• _INSTRUCTIONS FOR THE TASK_
Look for the line containing "Reproduce this diagram with TikZ." and the line containing "(soc) at (470,418)"; retype them and all lines between, exactly, and leave out the pictures.
====== RECORD EXCERPTS
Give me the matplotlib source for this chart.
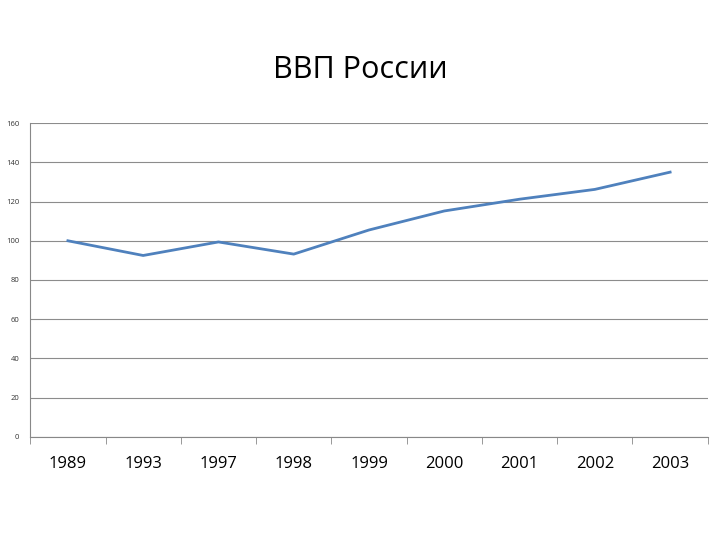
import matplotlib.pyplot as plt

years = ["1989", "1993", "1997", "1998", "1999", "2000", "2001", "2002", "2003"]
gdp = [100, 92.5, 99.4, 93.2, 105.5, 115.2, 121.2, 126.2, 135]

plt.rcParams['font.family'] = ['Open Sans', 'DejaVu Sans']

fig = plt.figure(figsize=(7.2, 5.4), dpi=100)
ax = fig.add_axes([0.042, 0.191, 0.941, 0.581])

x = list(range(len(years)))
ax.plot(x, gdp, color="#4f81bd", linewidth=2.0)

ax.set_xlim(-0.5, len(years) - 0.5)
ax.set_ylim(0, 160)
ax.set_yticks(range(0, 161, 20))
ax.tick_params(axis="y", labelsize=5.5, length=0, pad=8, colors="#333333")
ax.set_xticks(x)
ax.set_xticklabels(years, fontsize=12)
ax.tick_params(axis="x", length=0, pad=14)
# bin edge ticks
ax.set_xticks([i - 0.5 for i in range(len(years) + 1)], minor=True)
ax.tick_params(axis="x", which="minor", length=5, color="#888888")

ax.grid(axis="y", color="#8c8c8c", linewidth=0.8)
ax.set_axisbelow(True)
for s in ["top", "right"]:
    ax.spines[s].set_visible(False)
ax.spines["left"].set_color("#888888")
ax.spines["bottom"].set_color("#888888")

fig.text(0.5, 0.87, "ВВП России", ha="center", va="center", fontsize=22)

fig.savefig("out.png", dpi=100)
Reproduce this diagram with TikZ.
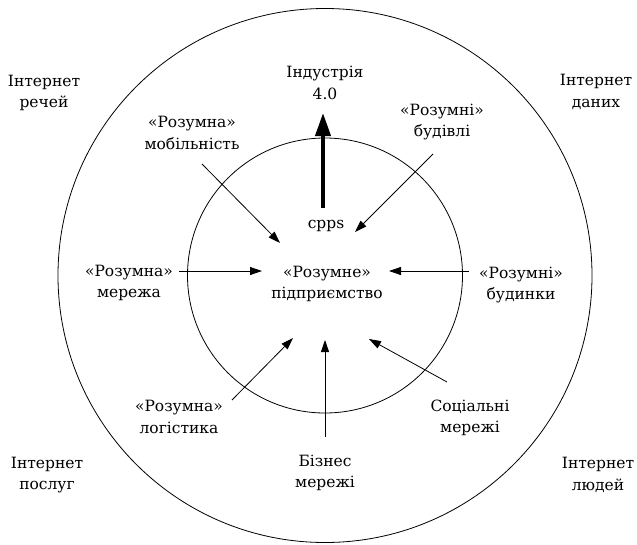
\documentclass[tikz,border=0pt]{standalone}
\usepackage{fontspec}
\setmainfont{DejaVu Serif}
\usetikzlibrary{arrows.meta}
\begin{document}
\begin{tikzpicture}[x=1pt,y=-1pt,
  lbl/.style={inner sep=0pt,align=center,font=\rmfamily\fontsize{15.5}{21.5}\selectfont},
  ring/.style={draw=black,line width=0.8pt},
  thin/.style={draw=black,line width=0.8pt,-{Triangle[length=12pt,width=8pt]}},
  thick/.style={draw=black,line width=4pt,-{Triangle[length=23pt,width=15pt]}}]
\useasboundingbox (0,0) rectangle (637,544);
\coordinate (c) at (325,275.5);
\draw[ring] (c) circle[radius=267];
\draw[ring] (c) circle[radius=137.5];

\node[lbl] (ind) at (325,83) {Індустрія\\4.0};
\node[lbl] (ir) at (44,93) {Інтернет\\речей};
\node[lbl] (id) at (596,92) {Інтернет\\даних};
\node[lbl] (ip) at (47,475) {Інтернет\\послуг};
\node[lbl] (il) at (598,475) {Інтернет\\людей};
\node[lbl] (mob) at (192,133) {«Розумна»\\мобільність};
\node[lbl] (bud) at (442,122) {«Розумні»\\будівлі};
\node[lbl] (cpps) at (326,226) {cpps};
\node[lbl] (ent) at (327,284) {«Розумне»\\підприємство};
\node[lbl] (mer) at (129,283) {«Розумна»\\мережа};
\node[lbl] (bdn) at (521,285) {«Розумні»\\будинки};
\node[lbl] (log) at (179,417) {«Розумна»\\логістика};
\node[lbl] (biz) at (325,473) {Бізнес\\мережі};
\node[lbl] (soc) at (470,418) {Соціальні\\мережі};

\coordinate (t0) at (323,208);
\coordinate (t1) at (323,113);
\coordinate (m0) at (202,164);
\coordinate (m1) at (280,243);
\coordinate (b0) at (433,154);
\coordinate (b1) at (355,232);
\coordinate (r0) at (179,271);
\coordinate (r1) at (262,271);
\coordinate (h0) at (469,271);
\coordinate (h1) at (389,271);
\coordinate (l0) at (232,400);
\coordinate (l1) at (293,338);
\coordinate (z0) at (325,437);
\coordinate (z1) at (325,340);
\coordinate (s0) at (447,382);
\coordinate (s1) at (369,339);

\draw[thick] (t0) -- (t1);
\draw[thin] (m0) -- (m1);
\draw[thin] (b0) -- (b1);
\draw[thin] (r0) -- (r1);
\draw[thin] (h0) -- (h1);
\draw[thin] (l0) -- (l1);
\draw[thin] (z0) -- (z1);
\draw[thin] (s0) -- (s1);
\end{tikzpicture}
\end{document}
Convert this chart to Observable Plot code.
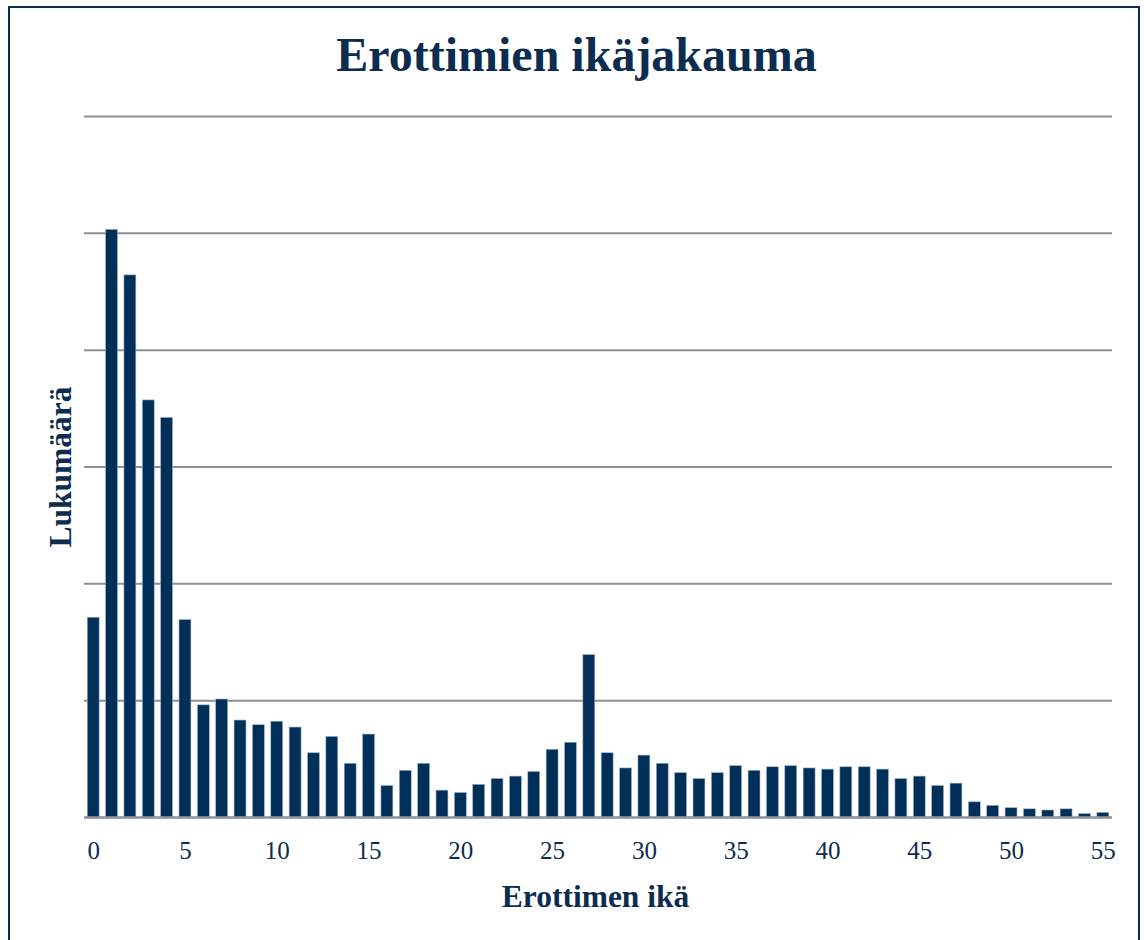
<!DOCTYPE html>
<html>
<head>
<meta charset="utf-8">
<script src="https://cdn.jsdelivr.net/npm/d3@7"></script>
<script src="https://cdn.jsdelivr.net/npm/@observablehq/plot@0.6"></script>
<style>
  body { margin: 0; background: #fff; }
  #page { position: relative; width: 1144px; height: 940px; overflow: hidden; font-family: "Liberation Serif", "Times New Roman", serif; }
  #frame { position: absolute; left: 8px; top: 6px; width: 1132px; height: 1000px; border: 2px solid #0c2c50; box-sizing: border-box; pointer-events: none; }
  #title { position: absolute; left: 0; top: 31px; width: 1153px; text-align: center; font-size: 48px; line-height: 48px; font-weight: bold; color: #0c2c50; white-space: nowrap; }
  #chart { position: absolute; left: 0; top: 100px; }
</style>
</head>
<body>
<div id="page">
  <div id="title">Erottimien ikäjakauma</div>
  <div id="chart"></div>
  <div id="frame"></div>
</div>
<script>
// Data (gridline step = 100 units)
const ages = [0,1,2,3,4,5,6,7,8,9,10,11,12,13,14,15,16,17,18,19,20,21,22,23,24,25,26,27,28,29,30,31,32,33,34,35,36,37,38,39,40,41,42,43,44,45,46,47,48,49,50,51,52,53,54,55];
const counts = [171,503,464,357,342,169,96,101,83,79,82,77,55,69,46,71,27,40,46,23,21,28,33,35,39,58,64,139,55,42,53,46,38,33,38,44,40,43,44,42,41,43,43,41,33,35,27,29,13,10,8,7,6,7,3,4];
const xTicks = [0,5,10,15,20,25,30,35,40,45,50,55];
const yTicks = [0,100,200,300,400,500,600];
const xLabel = "Erottimen ikä";
const yLabel = "Lukumäärä";

const data = ages.map((a, i) => ({age: a, count: counts[i]}));
const navy = "#0c2c50";
const grid = "#8b9099";

const chart = Plot.plot({
  width: 1144,
  height: 840,
  marginLeft: 84,
  marginRight: 32,
  marginTop: 16,
  marginBottom: 123,
  style: { fontFamily: "'Liberation Serif', 'Times New Roman', serif", fontSize: "25px", color: navy, background: "transparent" },
  x: { type: "band", domain: ages, paddingInner: 0.35, paddingOuter: 0.175, round: false, axis: null },
  y: { domain: [0, 600], axis: null },
  marks: [
    Plot.ruleY(yTicks.slice(1), { stroke: grid, strokeWidth: 2 }),
    Plot.barY(data, { x: "age", y: "count", fill: "#00305a", stroke: "#a8b6c6", strokeWidth: 0.6 }),
    Plot.ruleY([0], { stroke: grid, strokeWidth: 2.5 }),
    Plot.axisX({ ticks: xTicks, tickSize: 0, tickPadding: 24, fontSize: 25, fill: navy, label: null }),
    Plot.text([xLabel], { text: d => d, frameAnchor: "bottom", dy: 89, dx: -3, fontSize: 31.5, fontWeight: "bold", lineAnchor: "bottom", fill: navy }),
    Plot.text([yLabel], { text: d => d, frameAnchor: "left", rotate: -90, dx: -14, fontSize: 31.5, fontWeight: "bold", textAnchor: "middle", lineAnchor: "bottom", fill: navy })
  ]
});
document.getElementById("chart").appendChild(chart);
</script>
</body>
</html>
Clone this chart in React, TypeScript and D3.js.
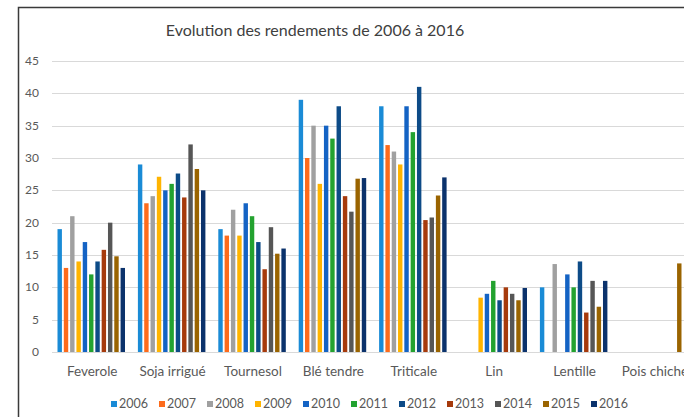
import * as d3 from 'd3';

const categories = ['Feverole', 'Soja irrigué', 'Tournesol', 'Blé tendre', 'Triticale', 'Lin', 'Lentille', 'Pois chiche'];
const years = ['2006', '2007', '2008', '2009', '2010', '2011', '2012', '2013', '2014', '2015', '2016'];
const colors = ['#1a8bd6', '#fd6b1b', '#a0a0a0', '#ffb400', '#1463c4', '#23a22f', '#0d4b87', '#a63a0c', '#565656', '#9a6400', '#0b326c'];

// one array per year, values in category order (null = no bar)
const y2006 = [19, 29, 19, 39, 38, null, 10, null];
const y2007 = [13, 23, 18, 30, 32, null, null, null];
const y2008 = [21, 24.1, 22, 35, 31, null, 13.6, null];
const y2009 = [14, 27.1, 18, 26, 29, 8.4, null, null];
const y2010 = [17, 25, 23, 35, 38, 9, 12, null];
const y2011 = [12, 26, 21, 33, 34, 11, 10, null];
const y2012 = [14, 27.6, 17, 38, 41, 8, 14, null];
const y2013 = [15.8, 23.9, 12.8, 24.1, 20.4, 10, 6.1, null];
const y2014 = [20, 32.1, 19.3, 21.7, 20.8, 9, 11, null];
const y2015 = [14.8, 28.3, 15.2, 26.8, 24.2, 8, 7, 13.7];
const y2016 = [13, 25, 16, 26.9, 27, 9.9, 11, null];

const series = [y2006, y2007, y2008, y2009, y2010, y2011, y2012, y2013, y2014, y2015, y2016];

const yTicks = [0, 5, 10, 15, 20, 25, 30, 35, 40, 45];

const W = 684;
const H = 417;
const font = 'Lato, "Open Sans", sans-serif';
const textColor = '#595959';

export default function App() {
  const x = d3.scaleBand<string>().domain(categories).range([52, 52 + 80.4 * 8]);
  const xi = d3.scaleBand<string>().domain(years).range([5.5, 73]).paddingInner(0.3);
  const y = d3.scaleLinear().domain([0, 45]).range([352, 61]);

  const legendX = d3.scaleBand<string>().domain(years).range([111, 111 + 48 * 11]);

  return (
    <svg width={W} height={H} style={{ position: 'absolute', left: 0, top: 0, background: '#fff' }}>
      {/* frame */}
      <rect x={18.5} y={7.5} width={W} height={H} fill="none" stroke="#3a3a3a" strokeWidth={1.5} />

      <text x={315} y={36} textAnchor="middle" fontFamily={font} fontSize={16} fill="#404040">
        Evolution des rendements de 2006 à 2016
      </text>

      {/* grid + y labels */}
      {yTicks.map(t => (
        <g key={t}>
          <line x1={52} x2={W} y1={Math.round(y(t)) + 0.5} y2={Math.round(y(t)) + 0.5} stroke="#d9d9d9" strokeWidth={1} />
          <text x={39} y={y(t) + 4} textAnchor="end" fontFamily={font} fontSize={12} fill={textColor}>{t}</text>
        </g>
      ))}

      {/* bars */}
      {categories.map((c, ci) => (
        <g key={c} transform={`translate(${x(c)},0)`}>
          {series.map((s, si) => {
            const v = s[ci];
            if (v === null) return null;
            return (
              <rect
                key={years[si]}
                x={xi(years[si])}
                y={y(v)}
                width={xi.bandwidth()}
                height={y(0) - y(v)}
                fill={colors[si]}
              />
            );
          })}
        </g>
      ))}

      {/* category labels */}
      {categories.map(c => (
        <text key={c} x={(x(c) ?? 0) + x.bandwidth() / 2} y={376} textAnchor="middle" fontFamily={font} fontSize={13.5} fill={textColor}>
          {c}
        </text>
      ))}

      {/* legend */}
      {years.map((yr, i) => (
        <g key={yr} transform={`translate(${legendX(yr)},0)`}>
          <rect x={0} y={401} width={6} height={6} fill={colors[i]} />
          <text x={8} y={408} fontFamily={font} fontSize={12.5} fill={textColor}>{yr}</text>
        </g>
      ))}
    </svg>
  );
}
============
• _FINAL RESULT_
Reproduce this diagram with TikZ.
\documentclass[tikz,border=0pt]{standalone}
\usepackage{fontspec}
\setmainfont{DejaVu Serif}
\usetikzlibrary{arrows.meta}
\begin{document}
\begin{tikzpicture}[x=1pt,y=-1pt,
  lbl/.style={inner sep=0pt,align=center,font=\rmfamily\fontsize{15.5}{21.5}\selectfont},
  ring/.style={draw=black,line width=0.8pt},
  thin/.style={draw=black,line width=0.8pt,-{Triangle[length=12pt,width=8pt]}},
  thick/.style={draw=black,line width=4pt,-{Triangle[length=23pt,width=15pt]}}]
\useasboundingbox (0,0) rectangle (637,544);
\coordinate (c) at (325,275.5);
\draw[ring] (c) circle[radius=267];
\draw[ring] (c) circle[radius=137.5];

\node[lbl] (ind) at (325,83) {Індустрія\\4.0};
\node[lbl] (ir) at (44,93) {Інтернет\\речей};
\node[lbl] (id) at (596,92) {Інтернет\\даних};
\node[lbl] (ip) at (47,475) {Інтернет\\послуг};
\node[lbl] (il) at (598,475) {Інтернет\\людей};
\node[lbl] (mob) at (192,133) {«Розумна»\\мобільність};
\node[lbl] (bud) at (442,122) {«Розумні»\\будівлі};
\node[lbl] (cpps) at (326,226) {cpps};
\node[lbl] (ent) at (327,284) {«Розумне»\\підприємство};
\node[lbl] (mer) at (129,283) {«Розумна»\\мережа};
\node[lbl] (bdn) at (521,285) {«Розумні»\\будинки};
\node[lbl] (log) at (179,417) {«Розумна»\\логістика};
\node[lbl] (biz) at (325,473) {Бізнес\\мережі};
\node[lbl] (soc) at (470,418) {Соціальні\\мережі};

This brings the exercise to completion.